I don't think we will have to deal with minor negative differences, as I suspect that counters are limited by software to only count up (unless they get reset of course).

I really hope we can find a fix in tmpo-py or more upstream... @icarus75 any ideas?

icarus75 commented 7 years ago

1/ Down-counting can occur in an FLM02 hooked up to a P1 port. When net energy is being injected into the grid, the counter value will decrease. The FLM03 works with separate P+ and P- registers so that even in a P1 case, the FLM03's counters will only increase. 2/ A valid check will thus combine detection of a large delta with a near-zero new counter value. 3/ The primary cause of counter 0-ing is a complete re-flashing of an FLM or battery removal of a Kube. In both cases the counter registers are zeroed. There's no way for the FLM or FLK to recover from this amnesia. 4/ tmpo-py currently serves as a utility lib to reconstruct the original time series, be it counter or gauge, encoded in tmpo format. We could decide to include a 0-counter value check into tmpo-py when reconstructing a tmpo counter time series. If yes, then I would suggest to explicitly request this via a named parameter. 5/ Since tmpo-py will only decode blocks that are part of the requested time interval, you will get a different output if the 0-event is part of this time interval or not.

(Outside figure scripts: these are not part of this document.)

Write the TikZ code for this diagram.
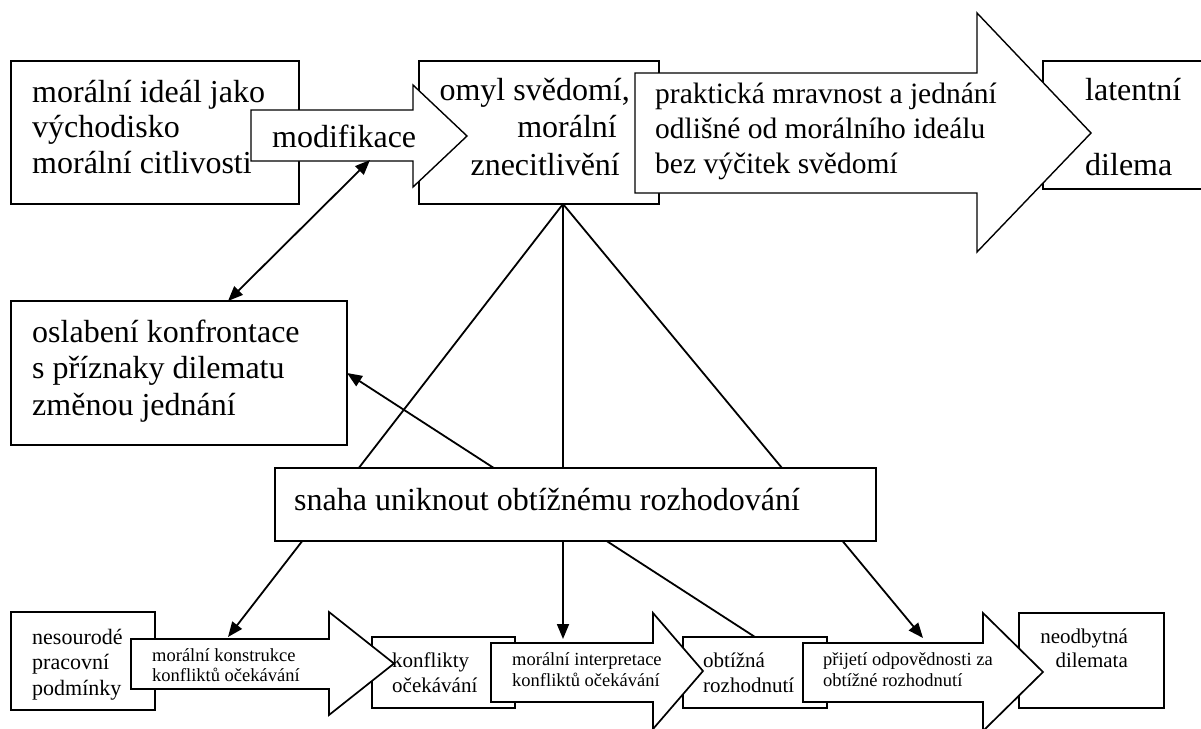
\documentclass[tikz,border=0pt]{standalone}
\usepackage{fontspec}
\setmainfont{Liberation Serif}
\usetikzlibrary{arrows.meta}
\newcommand\FtL{\fontsize{32}{36}\selectfont}
\newcommand\FtM{\fontsize{29.5}{36}\selectfont}
\newcommand\FtS{\fontsize{22}{25}\selectfont}
\newcommand\FtR{\fontsize{21}{25}\selectfont}
\newcommand\FtT{\fontsize{18.5}{21}\selectfont}
\begin{document}
\begin{tikzpicture}[x=1pt,y=-1pt,
  box/.style={draw, line width=1.8pt, fill=white, inner sep=0pt, outer sep=0pt, anchor=north west},
  arrtop/.style={draw, line width=1.4pt, fill=white, line join=miter},
  arrbot/.style={draw, line width=1.7pt, fill=white, line join=miter},
  con/.style={line width=1.8pt, -{Triangle[length=15pt,width=12pt]}},
  dcon/.style={line width=1.8pt, {Triangle[length=15pt,width=12pt]}-{Triangle[length=15pt,width=12pt]}},
  tl/.style={inner sep=0pt, anchor=base west},
  tr/.style={inner sep=0pt, anchor=base east},
]
\useasboundingbox (0,0) rectangle (1201,728);

% ---------- top row boxes ----------
\node[box, minimum width=288pt, minimum height=143pt] (A) at (11,61) {};
\node[box, minimum width=240pt, minimum height=143pt] (B) at (419,61) {};
\node[box, minimum width=170pt, minimum height=128pt] (C) at (1043,61) {};

% ---------- top block arrows ----------
\draw[arrtop] (251,110) -- (413,110) -- (413,85) -- (467,136) -- (413,187) -- (413,161) -- (251,161) -- cycle;
\coordinate (modbot) at (370,160);
\draw[arrtop] (635,73) -- (977,73) -- (977,13) -- (1091,133) -- (977,252) -- (977,193) -- (635,193) -- cycle;

% ---------- middle left box ----------
\node[box, minimum width=336pt, minimum height=144pt] (D) at (11,301) {};
\coordinate (Dtop) at (228,301);

% ---------- bottom row boxes ----------
\node[box, minimum width=144pt, minimum height=98pt] (F) at (11,612) {};
\node[box, minimum width=143pt, minimum height=71pt] (G) at (372,637) {};
\node[box, minimum width=144pt, minimum height=71pt] (H) at (683,637) {};
\node[box, minimum width=145pt, minimum height=95pt] (I) at (1019,613) {};

% ---------- bottom block arrows ----------
\draw[arrbot] (131,639) -- (329,639) -- (329,612) -- (394,663.5) -- (329,715) -- (329,689) -- (131,689) -- cycle;
\draw[arrbot] (491,643) -- (653,643) -- (653,613) -- (703,671) -- (653,729) -- (653,702) -- (491,702) -- cycle;
\draw[arrbot] (803,643) -- (983,643) -- (983,613) -- (1043,672) -- (983,731) -- (983,702) -- (803,702) -- cycle;

% ---------- connectors ----------
\coordinate (P) at (563,204);
\coordinate (t1) at (228,637);
\coordinate (t2) at (563,639);
\coordinate (t3) at (923,638);
\draw[con] (P) -- (t1);
\draw[con] (P) -- (t2);
\draw[con] (P) -- (t3);
\draw[con] (H.north) -- (D.east);
\draw[dcon] (modbot) -- (Dtop);

% ---------- central box ----------
\node[box, minimum width=601pt, minimum height=73pt] (E) at (275,468) {};

% ---------- texts ----------
\FtL
\node[tl] (a1) at (32,102) {morální ideál jako};
\node[tl] (a2) at (32,137.5) {východisko};
\node[tl] (a3) at (32,173) {morální citlivosti};
\node[tl] (mod) at (272,147) {modifikace};
\node[tr] (b1) at (630,100) {omyl svědomí,};
\node[tr] (b2) at (617,137.3) {morální};
\node[tr] (b3) at (620,175) {znecitlivění};
\node[tl] (c1) at (1085,100) {latentní};
\node[tl] (c2) at (1085,175) {dilema};
\node[tl] (d1) at (32,342) {oslabení konfrontace};
\node[tl] (d2) at (32,378.5) {s příznaky dilematu};
\node[tl] (d3) at (32,415) {změnou jednání};
\node[tl] (e1) at (294,510) {snaha uniknout obtížnému rozhodování};

\node[tl, font=\FtM] (p1) at (655,103.5) {praktická mravnost a jednání};
\node[tl, font=\FtM] (p2) at (655,138.5) {odlišné od morálního ideálu};
\node[tl, font=\FtM] (p3) at (655,173.5) {bez výčitek svědomí};

\node[tl, font=\FtS] (f1) at (32,644) {nesourodé};
\node[tl, font=\FtS] (f2) at (32,669.5) {pracovní};
\node[tl, font=\FtS] (f3) at (32,695) {podmínky};

\node[tl, font=\FtT] (k1) at (152,661) {morální konstrukce};
\node[tl, font=\FtT] (k2) at (152,681) {konfliktů očekávání};

\node[tl, font=\FtR] (g1) at (392,667) {konflikty};
\node[tl, font=\FtR] (g2) at (392,692) {očekávání};

\node[tl, font=\FtT] (m1) at (512,665) {morální interpretace};
\node[tl, font=\FtT] (m2) at (512,686) {konfliktů očekávání};

\node[tl, font=\FtR] (h1) at (703,667) {obtížná};
\node[tl, font=\FtR] (h2) at (703,692) {rozhodnutí};

\node[tl, font=\FtT] (r1) at (823,665) {přijetí odpovědnosti za};
\node[tl, font=\FtT] (r2) at (823,686) {obtížné rozhodnutí};

\node[tr, font=\FtR] (i1) at (1128,643) {neodbytná};
\node[tr, font=\FtR] (i2) at (1128,667) {dilemata};
\end{tikzpicture}
\end{document}
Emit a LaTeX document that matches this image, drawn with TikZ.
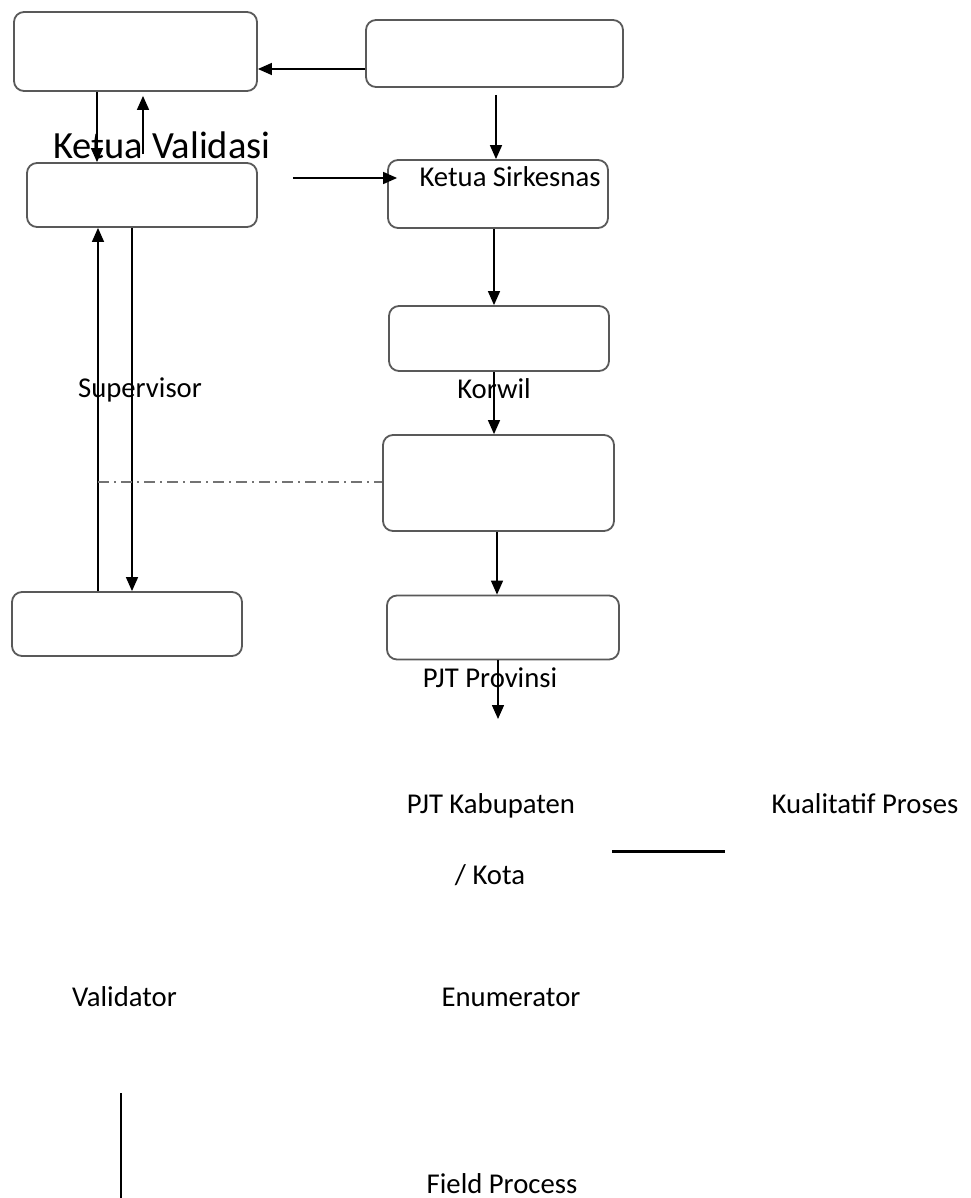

JrtPec commented 7 years ago

So if I have understood correctly yesterday: all counters should always be counting UP, except for P1-port counters on an FLM02.

@icarus75 Would it be possible to get this information from the TMPO header: wether it is a counter or not, is it an FLM02, is it a P1?

I would propose to add a flag to tmpo-py's series method that can fix the offset. But users have to beware that absolute counter values may change when they use this flag.

icarus75 commented 7 years ago

Correct.

Here's a typical tmpo block. "h" stands for header, "t" for time and "v" for value.

{"h":{"cfg":{"id":"f8c4b8e8628096c0057dc8810480a83c","class":"kube","kid":1,"unit":"V","type":"battery","rid":7,"data_type":"gauge"},"tail":[1490788557,2.9],"vsn":1,"head":[1490788407,2.9]},"t":[0,75,75],"v":[0,0,0]}

A sensor is linked to a P1 port when its "class" equals "cosem". A sensor is a counter when "data_type" equals "counter".